The population was 7,419,686 at the end of 2016.
Kannada, Malayalam, Tamil and Telegu are the languages spoken in the diocese.
Christianity took root in Coimbatore in the early 1650’s. A small chapel was built and named after Saint Francis Xavier. Jesuit priest Father Garrie, who was living Karumathampatty, met the spiritual needs of Christians in Coimbatore.
From 1656-1773, the Jesuits did mission work here, but later, due to the suppression of the Jesuit order by the pope, Coimbatore was given to the care of the French MEP missionaries in 1775.
On April 3, 1845, Karumathampatty became the headquarters of Coimbatore diocese. Coimbatore, which had formerly been part of Pondicherry archdiocese, was removed from the archdiocese on Oct. 4, 1846. Father Marion Bresillac was consecrated first bishop of Coimbatore. In honor of his patron saint, he dedicated the diocese and its cathedral to St. Michael. He also planned to model the cathedral after St. Peter's Basilica in Rome. He laid the foundation stone for the cathedral in 1850. The construction of the cathedral took 17 years and it was successfully completed with financial help from Propaganda Fide. The cathedral was blessed by Bishop Gladius Maria Depomier, the third bishop of Coimbatore, on April 28, 1867.

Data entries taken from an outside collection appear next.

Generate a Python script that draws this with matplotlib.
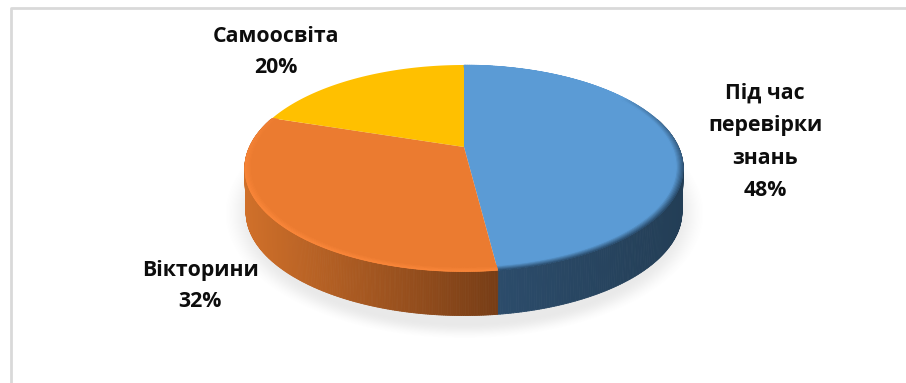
import numpy as np
import matplotlib
matplotlib.use("Agg")
import matplotlib.pyplot as plt
from matplotlib.collections import PolyCollection
from matplotlib.colors import to_rgb

labels = ["Під час\nперевірки\nзнань", "Вікторини", "Самоосвіта"]
values = [48, 32, 20]
colors = ["#5B9BD5", "#EB7B30", "#FFC000"]
rim_colors = ["#1F3A54", "#FF8A3C", "#FFC000"]
wall_left = ["#2C4C6B", "#D0702A", "#D9A300"]
wall_right = ["#233E56", "#773D16", "#A67C00"]
label_pos = [(765, 142), (200, 286), (276, 52)]
line_gaps = [1.72, 1.66, 1.66]

WIDTH, HEIGHT = 906, 383

# perspective disc: apex, axis scales, foreshortening
CX, CY = 464, 147
A, B, K = 214.5, 98.9, 0.206
DEPTH = 44


def project(theta, r=1.0, drop=0.0):
    # theta runs clockwise from twelve o'clock
    u = r * np.sin(theta)
    v = r * np.cos(theta)
    d = 1 + K * v
    shrink = 1 - 0.006 * drop / DEPTH
    return CX + A * u / d * shrink, CY - B * v / d + drop


def mix(c0, c1, f):
    return tuple((1 - f) * np.array(to_rgb(c0)) + f * np.array(to_rgb(c1)))


fig = plt.figure(figsize=(WIDTH / 100, HEIGHT / 100), dpi=100)
ax = fig.add_axes([0, 0, 1, 1])
ax.set_xlim(0, WIDTH)
ax.set_ylim(HEIGHT, 0)
ax.axis("off")

# chart frame
ax.plot([10.5, 10.5, WIDTH], [HEIGHT, 7.5, 7.5], color="#D9D9D9", lw=2, zorder=1)

# soft shadow below the disc
gx, gy = np.meshgrid(np.arange(WIDTH), np.arange(HEIGHT))
dist = np.sqrt(((gx - 464) / 226) ** 2 + ((gy - 213) / 118) ** 2)
ramp = np.clip((1.07 - dist) / 0.14, 0, 1)
shadow = np.zeros((HEIGHT, WIDTH, 4))
shadow[..., :3] = 0.5
shadow[..., 3] = ramp * ramp * (3 - 2 * ramp) * 0.17
ax.imshow(shadow, extent=(0, WIDTH, HEIGHT, 0), aspect="auto", zorder=2, interpolation="bilinear")

edges = np.r_[0, np.cumsum(values)] / sum(values) * 2 * np.pi

# side wall in thin strips, shaded from left to right
for i in range(len(values)):
    t = np.linspace(edges[i], edges[i + 1], 300)
    t = t[np.cos(t) < 0.3]
    if len(t) < 2:
        continue
    x, y = project(t)
    polys, cols = [], []
    for j in range(len(t) - 1):
        x2, y2 = project(t[j + 1], drop=DEPTH)
        x3, y3 = project(t[j], drop=DEPTH)
        polys.append([(x[j], y[j]), (x[j + 1], y[j + 1]), (x2, y2), (x3, y3)])
        cols.append(mix(wall_left[i], wall_right[i], (x[j] - x.min()) / (x.max() - x.min())))
    ax.add_collection(PolyCollection(polys, facecolors=cols, edgecolors=cols, linewidths=0.6, zorder=3))

# top faces
for i in range(len(values)):
    t = np.linspace(edges[i], edges[i + 1], 300)
    x, y = project(t)
    ax.fill(np.r_[CX, x], np.r_[CY, y], color=colors[i], lw=0, zorder=5)

# bevel along the rim, strongest on the side facing the viewer
rings = np.linspace(1.0, 0.965, 8)
for i in range(2):
    t = np.linspace(edges[i], edges[i + 1], 300)
    polys, cols = [], []
    for n in range(len(rings) - 1):
        fade = (rings[n + 1] - rings[-1]) / (rings[0] - rings[-1])
        x0, y0 = project(t, rings[n])
        x1, y1 = project(t, rings[n + 1])
        for j in range(len(t) - 1):
            face = np.clip(0.55 - np.cos(t[j]), 0, 1) if i == 0 else np.clip(0.35 - np.cos(t[j]), 0, 1)
            polys.append([(x0[j], y0[j]), (x0[j + 1], y0[j + 1]), (x1[j + 1], y1[j + 1]), (x1[j], y1[j])])
            cols.append(mix(colors[i], rim_colors[i], fade * face ** 0.5 * 0.95))
    ax.add_collection(PolyCollection(polys, facecolors=cols, edgecolors=cols, linewidths=0.4, zorder=6))

for text, val, (px, py), gap in zip(labels, values, label_pos, line_gaps):
    ax.text(px, py, f"{text}\n{val}%", ha="center", va="center", family="Open Sans",
            fontweight="bold", fontsize=15.3, linespacing=gap, color="#0D0D0D", zorder=8)

fig.savefig("out.png", dpi=100)
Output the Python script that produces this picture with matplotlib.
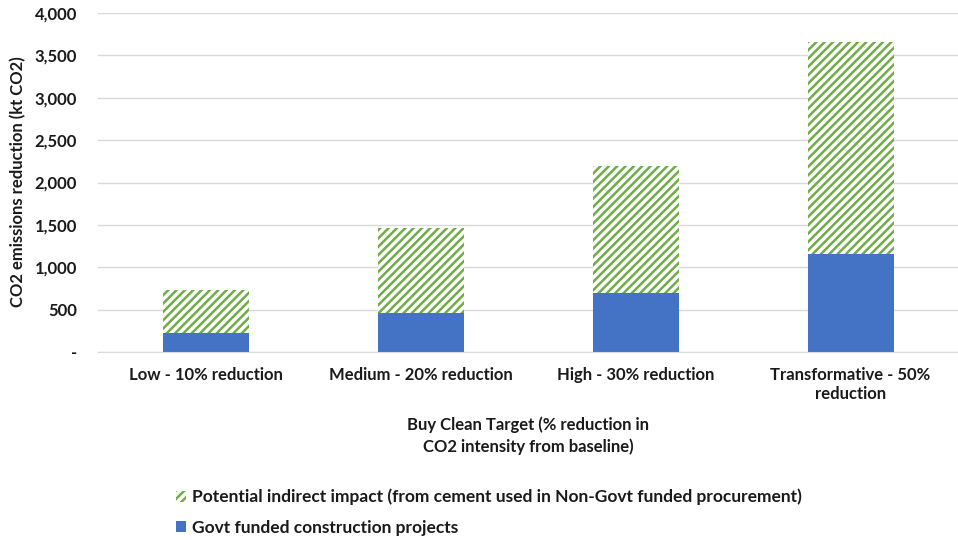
import numpy as np
import matplotlib
matplotlib.use("Agg")
import matplotlib.pyplot as plt
from matplotlib.patches import Patch
from matplotlib.ticker import FuncFormatter

categories = ["Low - 10% reduction", "Medium - 20% reduction",
              "High - 30% reduction", "Transformative - 50%\nreduction"]
govt_funded = [230, 460, 700, 1160]
indirect = [500, 1000, 1490, 2500]

legend_labels = ["Potential indirect impact (from cement used in Non-Govt funded procurement)",
                 "Govt funded construction projects"]
x_title = "Buy Clean Target (% reduction in\nCO2 intensity from baseline)"
y_title = "CO2 emissions reduction (kt CO2)"

BLUE = "#4472C4"
GREEN = "#70AD47"
TXT = "#1a1a1a"

plt.rcParams["font.family"] = ["Lato", "DejaVu Sans"]
plt.rcParams["font.weight"] = "bold"
plt.rcParams["hatch.linewidth"] = 1.8

fig = plt.figure(figsize=(9.58, 5.4), dpi=100)
ax = fig.add_axes([98 / 958, 1 - 352 / 540, 860 / 958, 339 / 540])

x = np.arange(len(categories))
ax.bar(x, govt_funded, width=0.4, color=BLUE, linewidth=0, zorder=2)
ax.bar(x, indirect, width=0.4, bottom=govt_funded, facecolor="white",
       edgecolor=GREEN, hatch="////", linewidth=0, zorder=2)

ax.set_xlim(-0.5, len(categories) - 0.5)
ax.set_ylim(0, 4000)
ax.set_yticks(np.arange(0, 4001, 500))
ax.yaxis.set_major_formatter(FuncFormatter(lambda v, p: "-" if v == 0 else f"{int(v):,}"))
ax.set_xticks(x)
ax.set_xticklabels(categories, fontsize=12, fontweight="bold", color=TXT, linespacing=1.2)
ax.tick_params(axis="x", length=0, pad=11)
ax.tick_params(axis="y", length=0, pad=15, labelsize=12, labelcolor=TXT)
for lab in ax.get_yticklabels():
    lab.set_fontweight("bold")

ax.grid(axis="y", color="#D9D9D9", linewidth=1)
ax.set_axisbelow(True)
for s in ["top", "right", "left"]:
    ax.spines[s].set_visible(False)
ax.spines["bottom"].set_color("#D9D9D9")

fig.text(528 / 958, 1 - 436 / 540, x_title, ha="center", va="center",
         fontsize=12, fontweight="bold", color=TXT, linespacing=1.4)
fig.text(18 / 958, 1 - 182 / 540, y_title, ha="center", va="center",
         rotation=90, fontsize=12, fontweight="bold", color=TXT)

handles = [Patch(facecolor="white", edgecolor=GREEN, hatch="////", linewidth=0),
           Patch(facecolor=BLUE, linewidth=0)]
fig.legend(handles, legend_labels, loc="upper left",
           bbox_to_anchor=(160 / 958, 1 - 473 / 540), frameon=False,
           prop={"size": 12.5, "weight": "bold"}, handlelength=0.6, handleheight=0.6,
           handletextpad=0.35, labelspacing=0.85, labelcolor=TXT)

fig.savefig("out.png", dpi=100)
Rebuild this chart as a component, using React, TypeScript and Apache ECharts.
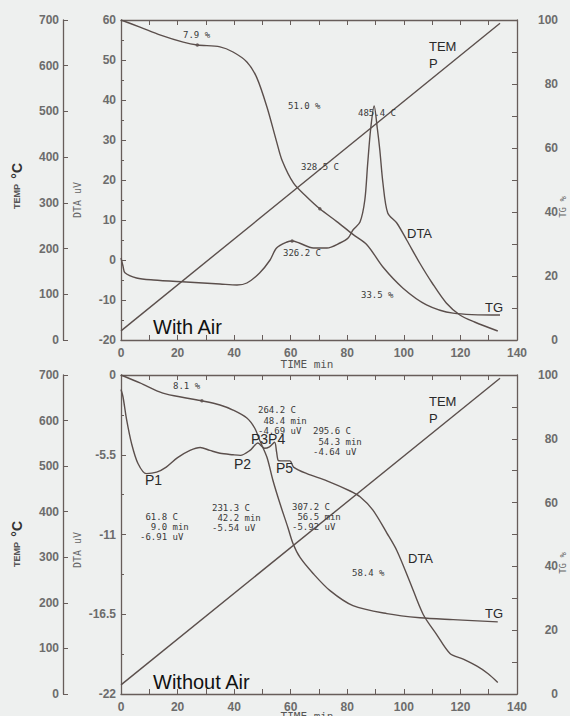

In 1870, Bishop Gladius Maria Depomier participated in the First Vatican Council. Father Joseph Bardou became the next bishop of Coimbatore from Aug. 23, 1874. When a severe drought swept Coimbatore from 1876-1878, he helped the people to a great extent by making porridge containers. He died on Feb. 7, 1903.
Coimbatore city is administered by a corporation headed by an elected mayor. The towns are managed by municipalities. The villages and small towns are administered by elected local bodies called panchayats.
The region is well connected by railway and roads. Coimbatore has its own airport.
The diocese enjoys a pleasant climate throughout the year as it is situated near the Western Ghats, a range of hills in South India.
The per capita income in the diocesan territory is Rs 23,515 ($533) as of January 2007. Farming, automobile-manufacturing, engineering and textiles are the major industries in the diocese. Cash crops such as cashew nuts, coffee, tea and spices are widely produced in the diocesan area.
Government and private operators provide extensive telecommunication facilities in the diocesan area. The diocese is well connected by local cable TV networks.
The literacy rate in the diocesan territory is 75.54 percent.